🤖 AI Summary
This work addresses the parameter mismatch problem arising from offline data bias in offline-to-online learning by proposing the Ellipsoidal-MINUCB algorithm. The method integrates a standard online learning branch with an offline-guided branch, selectively leveraging offline information only when it effectively reduces uncertainty. It introduces a geometry-aware ellipsoidal confidence region to replace the conventional isotropic radius. Key innovations include a regret bound that disentangles statistical width from transfer bias, a dynamic transfer certificate mechanism based on directional transfer modeling, and an exploration strategy combining ridge regression with SupLinUCB-style design.
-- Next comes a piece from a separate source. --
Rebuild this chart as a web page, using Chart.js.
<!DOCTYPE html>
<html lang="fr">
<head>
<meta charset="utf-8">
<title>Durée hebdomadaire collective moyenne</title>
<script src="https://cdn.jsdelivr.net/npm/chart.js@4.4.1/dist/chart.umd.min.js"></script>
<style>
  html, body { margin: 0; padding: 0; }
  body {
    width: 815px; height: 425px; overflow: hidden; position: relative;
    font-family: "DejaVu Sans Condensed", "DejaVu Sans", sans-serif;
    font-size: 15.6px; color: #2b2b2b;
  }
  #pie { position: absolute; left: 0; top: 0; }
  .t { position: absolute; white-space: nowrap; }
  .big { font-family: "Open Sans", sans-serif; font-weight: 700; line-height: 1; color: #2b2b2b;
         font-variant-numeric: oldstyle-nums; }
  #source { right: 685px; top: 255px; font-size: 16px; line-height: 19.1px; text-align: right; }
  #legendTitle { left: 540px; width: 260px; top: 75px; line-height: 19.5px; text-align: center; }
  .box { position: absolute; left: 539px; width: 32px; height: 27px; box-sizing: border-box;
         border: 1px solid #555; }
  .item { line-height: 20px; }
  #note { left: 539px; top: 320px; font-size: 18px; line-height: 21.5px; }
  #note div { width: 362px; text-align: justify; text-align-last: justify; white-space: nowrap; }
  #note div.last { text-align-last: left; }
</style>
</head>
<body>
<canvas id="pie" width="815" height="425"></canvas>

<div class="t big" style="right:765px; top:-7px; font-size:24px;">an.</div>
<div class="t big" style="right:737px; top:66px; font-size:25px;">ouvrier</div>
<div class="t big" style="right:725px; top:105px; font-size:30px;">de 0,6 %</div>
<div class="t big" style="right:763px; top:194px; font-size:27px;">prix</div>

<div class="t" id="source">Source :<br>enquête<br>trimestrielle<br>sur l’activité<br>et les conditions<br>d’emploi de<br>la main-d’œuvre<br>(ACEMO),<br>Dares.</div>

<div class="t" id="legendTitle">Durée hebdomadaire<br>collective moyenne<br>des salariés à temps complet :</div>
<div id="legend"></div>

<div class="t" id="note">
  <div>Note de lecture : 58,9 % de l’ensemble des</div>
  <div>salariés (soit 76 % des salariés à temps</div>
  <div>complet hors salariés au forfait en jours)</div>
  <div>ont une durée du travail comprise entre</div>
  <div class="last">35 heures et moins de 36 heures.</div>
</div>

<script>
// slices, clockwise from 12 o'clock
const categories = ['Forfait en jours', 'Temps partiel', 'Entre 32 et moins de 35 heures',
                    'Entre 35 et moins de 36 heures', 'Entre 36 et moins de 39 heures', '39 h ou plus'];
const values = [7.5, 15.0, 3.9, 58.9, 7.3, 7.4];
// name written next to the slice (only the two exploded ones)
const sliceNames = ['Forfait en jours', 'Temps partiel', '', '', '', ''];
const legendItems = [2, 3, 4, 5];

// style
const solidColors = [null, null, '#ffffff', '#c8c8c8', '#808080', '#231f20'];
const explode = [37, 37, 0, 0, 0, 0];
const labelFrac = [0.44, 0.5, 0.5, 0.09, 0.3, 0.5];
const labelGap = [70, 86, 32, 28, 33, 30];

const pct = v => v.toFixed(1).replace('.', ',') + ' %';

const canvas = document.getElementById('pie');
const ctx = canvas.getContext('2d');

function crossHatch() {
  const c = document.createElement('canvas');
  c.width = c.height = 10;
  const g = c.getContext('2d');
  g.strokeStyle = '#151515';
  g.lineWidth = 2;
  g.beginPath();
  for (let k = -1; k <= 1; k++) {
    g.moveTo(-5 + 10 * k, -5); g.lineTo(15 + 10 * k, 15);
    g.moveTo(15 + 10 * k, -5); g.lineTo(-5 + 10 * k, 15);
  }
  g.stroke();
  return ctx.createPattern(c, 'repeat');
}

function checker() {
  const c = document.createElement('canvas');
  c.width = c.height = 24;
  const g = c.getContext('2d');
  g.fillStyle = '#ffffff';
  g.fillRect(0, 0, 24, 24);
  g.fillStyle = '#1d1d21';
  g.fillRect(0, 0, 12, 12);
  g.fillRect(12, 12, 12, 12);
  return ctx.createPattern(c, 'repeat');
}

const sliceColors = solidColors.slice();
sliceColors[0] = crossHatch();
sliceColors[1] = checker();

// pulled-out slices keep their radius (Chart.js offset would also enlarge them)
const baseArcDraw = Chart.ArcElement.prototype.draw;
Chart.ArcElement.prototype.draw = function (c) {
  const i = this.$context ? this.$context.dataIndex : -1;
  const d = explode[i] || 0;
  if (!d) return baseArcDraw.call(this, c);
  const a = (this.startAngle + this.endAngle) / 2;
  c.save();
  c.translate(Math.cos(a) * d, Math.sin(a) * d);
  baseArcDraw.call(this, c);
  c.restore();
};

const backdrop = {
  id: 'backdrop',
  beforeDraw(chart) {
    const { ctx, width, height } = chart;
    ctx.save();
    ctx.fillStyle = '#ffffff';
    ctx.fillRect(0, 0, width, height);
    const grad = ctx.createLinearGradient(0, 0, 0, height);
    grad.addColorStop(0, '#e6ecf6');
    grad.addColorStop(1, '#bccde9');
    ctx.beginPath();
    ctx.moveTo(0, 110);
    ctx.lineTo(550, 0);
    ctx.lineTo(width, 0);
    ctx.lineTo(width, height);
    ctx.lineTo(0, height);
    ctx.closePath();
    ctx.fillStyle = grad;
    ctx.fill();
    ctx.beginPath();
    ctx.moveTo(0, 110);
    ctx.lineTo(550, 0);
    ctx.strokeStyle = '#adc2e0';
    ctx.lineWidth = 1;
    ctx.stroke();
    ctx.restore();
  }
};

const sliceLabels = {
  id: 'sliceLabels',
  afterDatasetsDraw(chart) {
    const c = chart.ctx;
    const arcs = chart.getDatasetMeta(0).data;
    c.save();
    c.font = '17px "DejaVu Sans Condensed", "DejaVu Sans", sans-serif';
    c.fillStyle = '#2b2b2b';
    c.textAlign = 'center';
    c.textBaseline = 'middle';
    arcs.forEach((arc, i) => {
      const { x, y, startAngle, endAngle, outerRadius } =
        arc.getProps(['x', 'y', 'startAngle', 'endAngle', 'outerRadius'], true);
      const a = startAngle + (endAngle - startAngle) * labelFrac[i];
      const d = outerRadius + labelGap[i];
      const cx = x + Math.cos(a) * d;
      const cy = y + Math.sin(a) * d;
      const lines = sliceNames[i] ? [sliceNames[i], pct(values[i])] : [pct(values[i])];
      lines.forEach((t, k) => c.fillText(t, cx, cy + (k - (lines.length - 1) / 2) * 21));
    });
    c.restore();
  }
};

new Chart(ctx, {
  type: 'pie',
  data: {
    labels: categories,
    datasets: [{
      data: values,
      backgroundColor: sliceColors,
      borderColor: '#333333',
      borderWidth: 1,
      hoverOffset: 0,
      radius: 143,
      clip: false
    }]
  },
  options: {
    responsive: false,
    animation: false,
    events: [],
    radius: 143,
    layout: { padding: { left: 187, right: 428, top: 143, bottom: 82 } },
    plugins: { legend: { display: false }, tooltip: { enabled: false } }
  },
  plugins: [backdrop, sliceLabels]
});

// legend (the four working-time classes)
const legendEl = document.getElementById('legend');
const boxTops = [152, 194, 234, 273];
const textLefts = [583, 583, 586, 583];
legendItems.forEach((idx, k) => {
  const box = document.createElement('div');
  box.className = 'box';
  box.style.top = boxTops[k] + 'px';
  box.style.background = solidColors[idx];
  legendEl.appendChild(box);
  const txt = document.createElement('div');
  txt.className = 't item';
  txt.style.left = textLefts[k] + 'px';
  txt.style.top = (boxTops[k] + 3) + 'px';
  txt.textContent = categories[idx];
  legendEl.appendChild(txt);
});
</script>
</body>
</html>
The algorithm enjoys high-probability regret guarantees, and experiments demonstrate its significant superiority over baselines—along with strong safety and efficacy—within moderate time horizons where offline coverage aligns well with transferability.
📝 Abstract
We study offline-to-online learning in linear contextual bandits with biased offline regression data: the offline parameter need not match the online one, so history should not be treated as a single warm start. We model directional transfer with a shift certificate $(M_{\mathrm{shift}},ρ)$ and offline ridge estimation, yielding a geometry-aware confidence region for the online parameter rather than an isotropic radius. We propose \emph{Ellipsoidal-MINUCB}, which combines a standard online branch with an offline-informed pooled branch and uses offline information only when it tightens uncertainty. With high probability, regret is bounded by the minimum of a standard SupLinUCB-style fallback and a pooled term that separates statistical width from a certificate-weighted shift penalty. Under a simple alignment condition, the pooled term further simplifies to a rate governed by an effective dimension induced by the offline geometry. We also show that a purely Euclidean (scalar) shift bound, by itself, does not determine which feature directions are transferable. Beyond this fixed certificate, we show how to learn a data-driven certificate from data at finitely many refresh times and establish a high-probability regret bound for Ellipsoidal-MINUCB with epoch-wise learned certificates. Experiments match the main prediction: gains are strongest at intermediate horizons when offline coverage and transferability align, while the method otherwise tracks the safe online baseline.